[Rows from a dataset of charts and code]
###

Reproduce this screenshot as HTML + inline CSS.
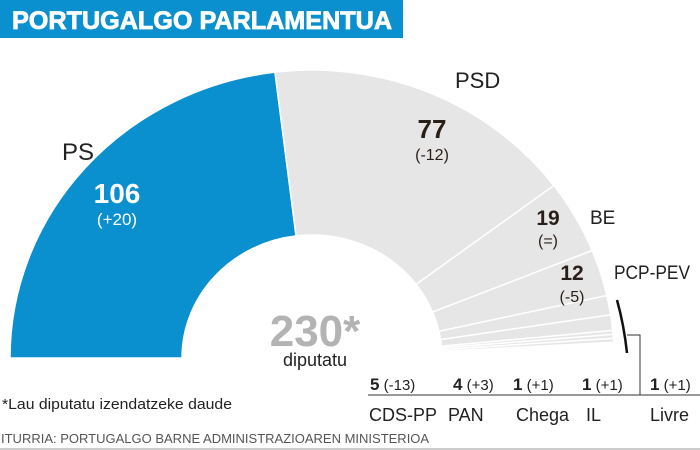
<!DOCTYPE html>
<html><head><meta charset="utf-8"><style>
html,body{margin:0;padding:0;background:#fff;width:700px;height:450px;overflow:hidden}
svg{display:block}
text{font-family:"Liberation Sans Narrow","Liberation Sans",sans-serif}
</style></head><body>
<svg id="s" width="700" height="450" viewBox="0 0 700 450">
<rect x="0" y="0" width="403" height="38" fill="#0a8fcf"/>
<text x="12" y="29" font-weight="bold" font-size="25" fill="#fff" stroke="#fff" stroke-width="0.8" textLength="380" lengthAdjust="spacingAndGlyphs" style="font-family:'Liberation Sans',sans-serif">PORTUGALGO PARLAMENTUA</text>
<g id="w"></g>
<text x="62" y="160" font-size="24" fill="#222">PS</text>
<text x="117" y="203" font-size="28" font-weight="bold" fill="#fff" text-anchor="middle">106</text>
<text x="117" y="225" font-size="17" fill="#fff" text-anchor="middle">(+20)</text>
<text x="455" y="88" font-size="22" fill="#222">PSD</text>
<text x="432" y="138" font-size="26" font-weight="bold" fill="#2a1f18" text-anchor="middle">77</text>
<text x="432" y="160" font-size="16" fill="#2a1f18" text-anchor="middle">(-12)</text>
<text x="590" y="224" font-size="19" fill="#222">BE</text>
<text x="548" y="225" font-size="21" font-weight="bold" fill="#2a1f18" text-anchor="middle">19</text>
<text x="548" y="246" font-size="16" fill="#2a1f18" text-anchor="middle">(=)</text>
<text x="614" y="279" font-size="19" fill="#222" textLength="76" lengthAdjust="spacingAndGlyphs">PCP-PEV</text>
<text x="572" y="280" font-size="21" font-weight="bold" fill="#2a1f18" text-anchor="middle">12</text>
<text x="572" y="302" font-size="16" fill="#2a1f18" text-anchor="middle">(-5)</text>
<text x="315" y="346" font-size="44" font-weight="bold" fill="#b3b3b3" text-anchor="middle">230*</text>
<text x="315" y="366" font-size="18" fill="#222" text-anchor="middle">diputatu</text>
<path d="M617 300 Q624 325 627 353" stroke="#111" stroke-width="2.5" fill="none"/>
<path d="M627 335 H640 V395" stroke="#333" stroke-width="1" fill="none"/>
<line x1="368" y1="395" x2="700" y2="395" stroke="#333" stroke-width="1"/>
<g font-size="15" fill="#222">
<text x="370" y="390"><tspan font-weight="bold" font-size="17">5</tspan> (-13)</text>
<text x="453" y="390"><tspan font-weight="bold" font-size="17">4</tspan> (+3)</text>
<text x="513" y="390"><tspan font-weight="bold" font-size="17">1</tspan> (+1)</text>
<text x="582" y="390"><tspan font-weight="bold" font-size="17">1</tspan> (+1)</text>
<text x="650" y="390"><tspan font-weight="bold" font-size="17">1</tspan> (+1)</text>
</g>
<g font-size="18" fill="#222">
<text x="369" y="421">CDS-PP</text>
<text x="448" y="421">PAN</text>
<text x="516" y="421">Chega</text>
<text x="586" y="421">IL</text>
<text x="650" y="421">Livre</text>
</g>
<text x="2" y="409" font-size="15" fill="#222" textLength="230" lengthAdjust="spacingAndGlyphs">*Lau diputatu izendatzeke daude</text>
<text x="1" y="443" font-size="13" fill="#555">ITURRIA: PORTUGALGO BARNE ADMINISTRAZIOAREN MINISTERIOA</text>
<line x1="0" y1="449" x2="700" y2="449" stroke="#999" stroke-width="1"/>
</svg>
<script>
var cx=312,cy=358,Rx=302,Ry=288,rx=130,ry=123;
var seats=[106,77,19,12,5,4,1,1,1];
function pt(a,X,Y){return [cx+X*Math.cos(a),cy-Y*Math.sin(a)];}
var g=document.getElementById('w'),cum=0,h='';
for(var i=0;i<seats.length;i++){
 var a0=Math.PI*(1-cum/230);cum+=seats[i];var a1=Math.PI*(1-cum/230);
 var p0=pt(a0,Rx,Ry),p1=pt(a1,Rx,Ry),q1=pt(a1,rx,ry),q0=pt(a0,rx,ry);
 var f=i==0?'#0a8fcf':'#e6e6e6';
 h+='<path d="M'+p0+' A'+Rx+' '+Ry+' 0 0 1 '+p1+' L'+q1+' A'+rx+' '+ry+' 0 0 0 '+q0+' Z" fill="'+f+'" stroke="#fff" stroke-width="1.5"/>';
}
g.innerHTML=h;
</script>
</body></html>
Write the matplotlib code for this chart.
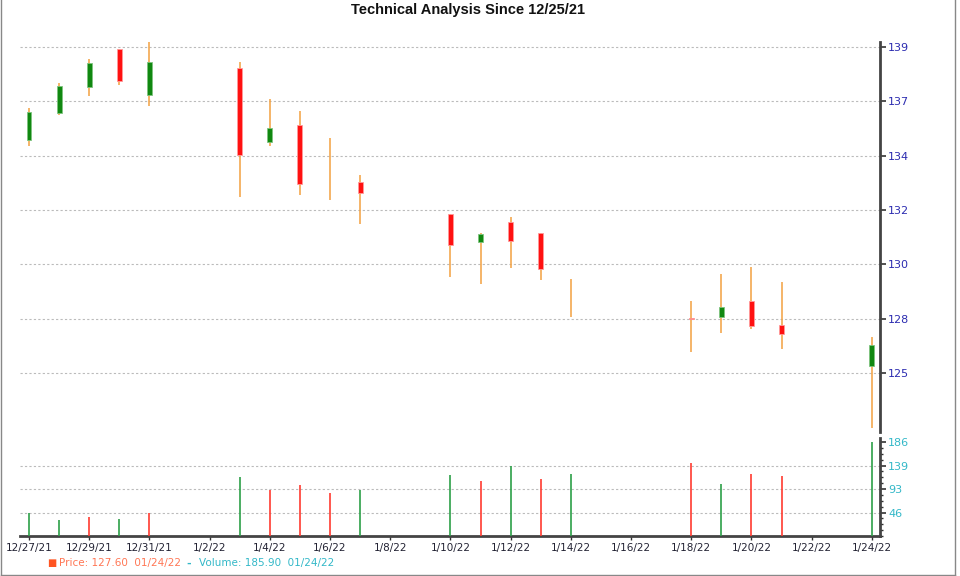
import numpy as np
import pandas as pd
import matplotlib
matplotlib.use('Agg')
import matplotlib.pyplot as plt
import matplotlib.dates as mdates
from matplotlib.ticker import FixedLocator, FuncFormatter, MultipleLocator, NullLocator
from matplotlib.lines import Line2D

# daily candles
dates = ['2021-12-27', '2021-12-28', '2021-12-29', '2021-12-30', '2021-12-31',
         '2022-01-03', '2022-01-04', '2022-01-05', '2022-01-06', '2022-01-07',
         '2022-01-10', '2022-01-11', '2022-01-12', '2022-01-13', '2022-01-14',
         '2022-01-18', '2022-01-19', '2022-01-20', '2022-01-21', '2022-01-24']
opens = [134.95, 136.05, 137.16, 138.70, 136.80, 137.94, 134.88, 135.56, 133.38, 133.21,
         131.87, 130.74, 131.55, 131.11, 128.74, 127.60, 127.61, 128.28, 127.29, 125.59]
highs = [136.27, 137.32, 138.32, 138.72, 139.00, 138.19, 136.63, 136.16, 135.04, 133.50,
         131.90, 131.10, 131.75, 131.12, 129.18, 128.30, 129.39, 129.68, 129.06, 126.78]
lows = [134.71, 136.00, 136.78, 137.23, 136.36, 132.58, 134.71, 132.68, 132.45, 131.46,
        129.26, 128.99, 129.66, 129.15, 127.63, 126.17, 126.97, 127.14, 126.30, 123.04]
closes = [136.12, 137.19, 138.15, 137.39, 138.18, 134.33, 135.43, 133.11, 133.38, 132.74,
          130.60, 131.04, 130.78, 129.60, 128.74, 127.54, 128.05, 127.26, 126.90, 126.46]
volumes = [46.1, 31.7, 38.2, 33.0, 46.1, 116.2, 91.0, 101.0, 84.5, 91.0,
           120.0, 108.0, 138.0, 113.6, 123.5, 144.4, 102.4, 123.5, 118.0, 185.9]
vol_up = [1, 1, 0, 1, 0, 1, 0, 0, 0, 1, 1, 0, 1, 0, 1, 0, 1, 0, 0, 1]

price_ticks = [138.8, 136.55, 134.3, 132.05, 129.8, 127.55, 125.3]
vol_ticks = [46.475, 92.95, 139.425, 185.9]

x = mdates.date2num(pd.to_datetime(dates))
o = np.array(opens); c = np.array(closes)
h = np.array(highs); l = np.array(lows)

fig = plt.figure(figsize=(9.6, 5.76), dpi=100)
ax = fig.add_axes([0.0208, 0.25, 0.8958, 0.6771])
axv = fig.add_axes([0.0208, 0.0694, 0.8958, 0.1702], sharex=ax)

# wicks then bodies
ax.vlines(x, l, h, color='#f2a040', lw=1.1, zorder=2)
up = c >= o
body_col = np.where(up, '#118811', '#ff1111')
edge_col = np.where(up, '#7fc47f', '#ff9a9a')
body_lw = np.where(np.abs(c - o) > 0.01, 0.6, 0.0)
ax.bar(x, np.abs(c - o), bottom=np.minimum(o, c), width=0.16,
       color=body_col, edgecolor=edge_col, lw=body_lw, zorder=3)

ax.set_ylim(122.86, 139.01)
ax.set_xlim(x[0] - 0.3, x[-1] + 0.27)
ax.yaxis.set_major_locator(FixedLocator(price_ticks))
ax.yaxis.set_major_formatter(FuncFormatter(lambda v, p: f"{v:.0f}"))
ax.yaxis.tick_right()
ax.tick_params(axis='y', direction='out', length=4, width=1.2, color='#333333',
               labelcolor='#2b2bb0', labelsize=8, pad=2)
ax.tick_params(axis='x', bottom=False, labelbottom=False)
for s in ['top', 'left', 'bottom']:
    ax.spines[s].set_visible(False)
ax.spines['right'].set_linewidth(2)
ax.spines['right'].set_color('#444444')
ax.grid(axis='y', color='#bbbbbb', lw=0.8, ls=(0, (2, 2)))
ax.set_axisbelow(True)

# volume
vcol = ['#2ca048' if u else '#ff3b30' for u in vol_up]
axv.vlines(x, 0, volumes, colors=vcol, lw=1.2, zorder=3)
axv.set_ylim(0, 194)
axv.yaxis.set_major_locator(FixedLocator(vol_ticks))
axv.yaxis.set_minor_locator(MultipleLocator(vol_ticks[0] / 4))
axv.yaxis.set_major_formatter(FuncFormatter(lambda v, p: f"{v:.0f}"))
axv.yaxis.tick_right()
axv.tick_params(axis='y', which='major', direction='out', length=4, width=1.2,
                color='#333333', labelcolor='#33b8c8', labelsize=8, pad=2)
axv.tick_params(axis='y', which='minor', direction='out', length=2, width=1,
                color='#333333')
axv.hlines(vol_ticks[:3], x[0] - 0.3, x[-1] + 0.27, color='#bbbbbb', lw=0.8,
           ls=(0, (2, 2)), zorder=1)
for s in ['top', 'left']:
    axv.spines[s].set_visible(False)
for s in ['right', 'bottom']:
    axv.spines[s].set_linewidth(2)
    axv.spines[s].set_color('#444444')

xt = mdates.date2num(pd.date_range('2021-12-27', '2022-01-24', freq='2D'))
axv.xaxis.set_major_locator(FixedLocator(xt))
axv.xaxis.set_minor_locator(NullLocator())
axv.xaxis.set_major_formatter(FuncFormatter(
    lambda v, p: (lambda d: f"{d.month}/{d.day}/{d.strftime('%y')}")(mdates.num2date(v))))
axv.tick_params(axis='x', direction='out', length=3, width=1, color='#333333',
                labelcolor='#222233', labelsize=7.5, pad=2)

fig.text(0.4875, 0.983, 'Technical Analysis Since 12/25/21', ha='center', va='center',
         fontsize=10.5, fontweight='bold', family='Liberation Sans', color='#111111')

fig.text(0.049, 0.022, '\u25a0', color='#ff5522', fontsize=7, va='center')
fig.text(0.061, 0.022, 'Price: 127.60  01/24/22', color='#ff7755', fontsize=7.5, va='center')
fig.text(0.194, 0.022, '-', color='#33b8c8', fontsize=8, va='center', fontweight='bold')
fig.text(0.207, 0.022, 'Volume: 185.90  01/24/22', color='#33b8c8', fontsize=7.5, va='center')

# figure frame (left, bottom, right)
for xs, ys in [([0.001, 0.001], [0.002, 1]), ([0.001, 0.995], [0.002, 0.002]),
               ([0.995, 0.995], [0.002, 1])]:
    fig.add_artist(Line2D(xs, ys, transform=fig.transFigure, color='#888888', lw=1))

fig.savefig('out.png', dpi=100)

###

Goal.
Reproduce only the lines running from the one that has "Write the matplotlib code for this chart." through the one that has "from matplotlib.lines import Line2D", ends included. Any pictures in that stretch should not be copied.

Solution for this exercise.
Write the matplotlib code for this chart.
import numpy as np
import pandas as pd
import matplotlib
matplotlib.use('Agg')
import matplotlib.pyplot as plt
import matplotlib.dates as mdates
from matplotlib.ticker import FixedLocator, FuncFormatter, MultipleLocator, NullLocator
from matplotlib.lines import Line2D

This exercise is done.